Prause weiß, dass er eine schwere Aufgabe übernommen hat. "Ich glaube, dass man hier ein spannendes Projekt starten kann. Aber klar ist, dass die Kadersituation wie ein Damoklesschwert über allem hängt. In der Quantität ist es sehr dünn. Es ist nicht gut gelaufen, es ist etwas wild. Ich habe nur drei, vier Wochen Vorbereitungszeit, aber das Transferfenster ist zu. Neuzugänge gibt es also nur, wenn man Spielerinnen findet, die aktuell keinen Verein haben", erklärt er. Die Frauen-Regionalliga ist zudem Neuland für den 31-Jährigen. Bei Werder Bremen hatte er lediglich losere Verbindungen zum Frauenfußball, ebenso wie zum Damenteam von Ajax Amsterdam. Prause machte seinen Master in Sportpsychologie am Johan Cruyff-Institut und hatte dadurch viel mit dem niederländischen Traditionsverein zu tun.
Von der Qualität überzeugt
In seine Verpflichtung war auch der Teamrat der Jahnerinnen involviert, zudem hat Prause mit fast jeder Spielerin persönlich gesprochen. "Ich habe mit ihnen geschrieben und telefoniert und auch ein paar Aufgaben reingegeben. Beispielsweise sollten sich die Spielerinnen selbst beschreiben und ihre Wunschformation angeben. Das haben sie sehr schnell und akribisch gemacht. Bei den ersten Trainingseinheiten war ich von der Qualität und der Bereitschaft sehr angetan. Die 'Jetzt erst recht'-Mentalität hat mich sehr beeindruckt", berichtet der Neu-Coach.
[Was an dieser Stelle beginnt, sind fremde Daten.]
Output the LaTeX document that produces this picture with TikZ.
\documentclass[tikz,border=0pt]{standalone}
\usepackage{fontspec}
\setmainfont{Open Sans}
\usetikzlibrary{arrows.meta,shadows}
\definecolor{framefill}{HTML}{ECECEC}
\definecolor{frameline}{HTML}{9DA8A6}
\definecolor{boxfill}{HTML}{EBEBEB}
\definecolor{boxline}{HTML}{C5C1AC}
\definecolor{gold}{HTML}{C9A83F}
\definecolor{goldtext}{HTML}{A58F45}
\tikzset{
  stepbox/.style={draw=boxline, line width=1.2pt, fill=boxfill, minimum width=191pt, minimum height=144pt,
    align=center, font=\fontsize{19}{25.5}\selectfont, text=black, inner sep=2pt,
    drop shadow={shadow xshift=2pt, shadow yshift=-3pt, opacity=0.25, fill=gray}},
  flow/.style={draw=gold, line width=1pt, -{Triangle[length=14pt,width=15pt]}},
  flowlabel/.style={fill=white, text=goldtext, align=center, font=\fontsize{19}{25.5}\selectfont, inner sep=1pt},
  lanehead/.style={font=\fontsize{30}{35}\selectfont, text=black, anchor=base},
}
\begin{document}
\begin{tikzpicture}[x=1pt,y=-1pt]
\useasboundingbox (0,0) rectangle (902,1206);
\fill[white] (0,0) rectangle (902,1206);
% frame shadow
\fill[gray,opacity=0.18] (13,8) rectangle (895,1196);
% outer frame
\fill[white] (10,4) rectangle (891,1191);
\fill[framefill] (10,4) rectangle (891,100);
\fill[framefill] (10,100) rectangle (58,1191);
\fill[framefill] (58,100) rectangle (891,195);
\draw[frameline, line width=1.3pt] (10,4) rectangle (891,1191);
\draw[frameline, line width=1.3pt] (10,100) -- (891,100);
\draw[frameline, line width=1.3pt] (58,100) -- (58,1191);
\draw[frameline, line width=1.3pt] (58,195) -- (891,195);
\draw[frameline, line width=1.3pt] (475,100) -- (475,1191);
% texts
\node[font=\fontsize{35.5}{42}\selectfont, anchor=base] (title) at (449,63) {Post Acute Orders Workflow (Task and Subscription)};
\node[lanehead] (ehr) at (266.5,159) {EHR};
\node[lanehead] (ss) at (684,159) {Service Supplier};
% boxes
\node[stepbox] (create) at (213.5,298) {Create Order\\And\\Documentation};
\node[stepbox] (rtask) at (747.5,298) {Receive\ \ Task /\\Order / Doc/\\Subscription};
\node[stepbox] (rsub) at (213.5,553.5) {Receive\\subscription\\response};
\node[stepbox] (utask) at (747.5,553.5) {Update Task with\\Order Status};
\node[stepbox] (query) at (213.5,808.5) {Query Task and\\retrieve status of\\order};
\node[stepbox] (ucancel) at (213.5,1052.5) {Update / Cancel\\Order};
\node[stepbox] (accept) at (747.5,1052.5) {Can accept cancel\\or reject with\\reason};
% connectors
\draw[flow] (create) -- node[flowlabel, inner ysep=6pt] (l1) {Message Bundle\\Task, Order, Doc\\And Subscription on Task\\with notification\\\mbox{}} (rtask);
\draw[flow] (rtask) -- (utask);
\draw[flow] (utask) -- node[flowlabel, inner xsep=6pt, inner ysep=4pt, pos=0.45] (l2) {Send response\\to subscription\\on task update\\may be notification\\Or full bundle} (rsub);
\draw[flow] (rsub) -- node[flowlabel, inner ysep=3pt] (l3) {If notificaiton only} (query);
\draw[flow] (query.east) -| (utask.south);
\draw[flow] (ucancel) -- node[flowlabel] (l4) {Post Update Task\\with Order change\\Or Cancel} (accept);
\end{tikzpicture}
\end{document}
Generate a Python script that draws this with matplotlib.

Ihm zur Seite steht Hannemann als Torhüterinnen-Coach sowie Claus-Dieter Meier. "Ich bin froh, dass die beiden dabei sind. Sie kennen den Verein und die Liga aus dem Effeff", sagt Prause. Auch Hannemann lobt Meier, der in die Gespräche mit seinem Nachfolger komplett involviert war. "Er hat sein 'Okay' gegeben. So ein Einsatz für den Verein und das Team ist ehrenhaft und zeugt von großem Teamgeist", teilt Hannemann mit.
Die Violetten hoffen nun, in ruhige Fahrwasser zu gelangen und eine neue Ära aufzubauen. In der kommende Woche stehen zwei Freundschaftsspiele auf dem Plan, bevor es im Niedersachsenpokal zum Oberligisten Rot-Weiß Göttingen geht. Die Liga beginnt am 28. August mit einem Heimspiel gegen den VfL Jesteburg.